Victor and Henry Mears, who were last week convicted of misleading tens of thousands of unsuspecting customers at their “winter wonderland” theme park, raked in £1.2m in advance ticket sales before it collapsed in 2008.
But only around half of the people who handed over money, in some cases hundreds of pounds for family tickets, have so far received anything back, leading to others cheated out of cash to demand a full investigation of the brothers’ finances.
And it is has now been revealed the accountancy firm liquidating Lapland New Forest has claimed the brothers illegally transferred £150,000 out of the company before it went bust.

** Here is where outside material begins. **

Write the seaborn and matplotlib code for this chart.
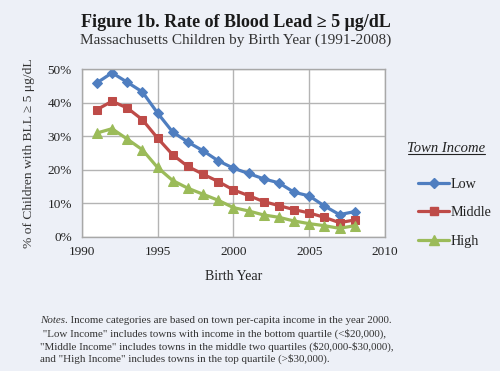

The theme park was the scene of angry bust-ups when horrified families turned up to the Matchams site, near Ringwood, to discover it was far from the dazzling Christmas wonderland that had been advertised.
Parents and children watched on in disgust as Santa had heated slanging matches with disgruntled visitors, and sulking elves smoked in open sight of youngsters.
Elsewhere, the “magical” experience promised in adverts turned out to comprise of a few fairy lights scattered amongst trees, a nativity scene painted on a billboard in a muddy field, huskies chained to stakes, a broken ice rink and a plastic polar bear.
Last week, after a two-month trial at Bristol Crown Court, 67-year-old Victor Mears, a convicted fraudster, and his 60-year-old former boxer brother Henry, were found guilty by a jury of eight trading offences.
The pair, both from Brighton, have been warned they could face jail and unlimited fines after being convicted of five counts of engaging in a commercial practice which is a misleading action, and three charges of engaging in a commercial practice which is a misleading omission.
Accountancy firm Grant Thornton, which has now taken control of Lapland New Forest’s assets as it tries to liquidate it and pay off some of its debts, said a statement to creditors on the company’s position is likely to be published within weeks.
It added it is bringing a legal claim the brothers illegally siphoned off cash before it went into liquidation.
The brothers are due to be sentenced on March 18.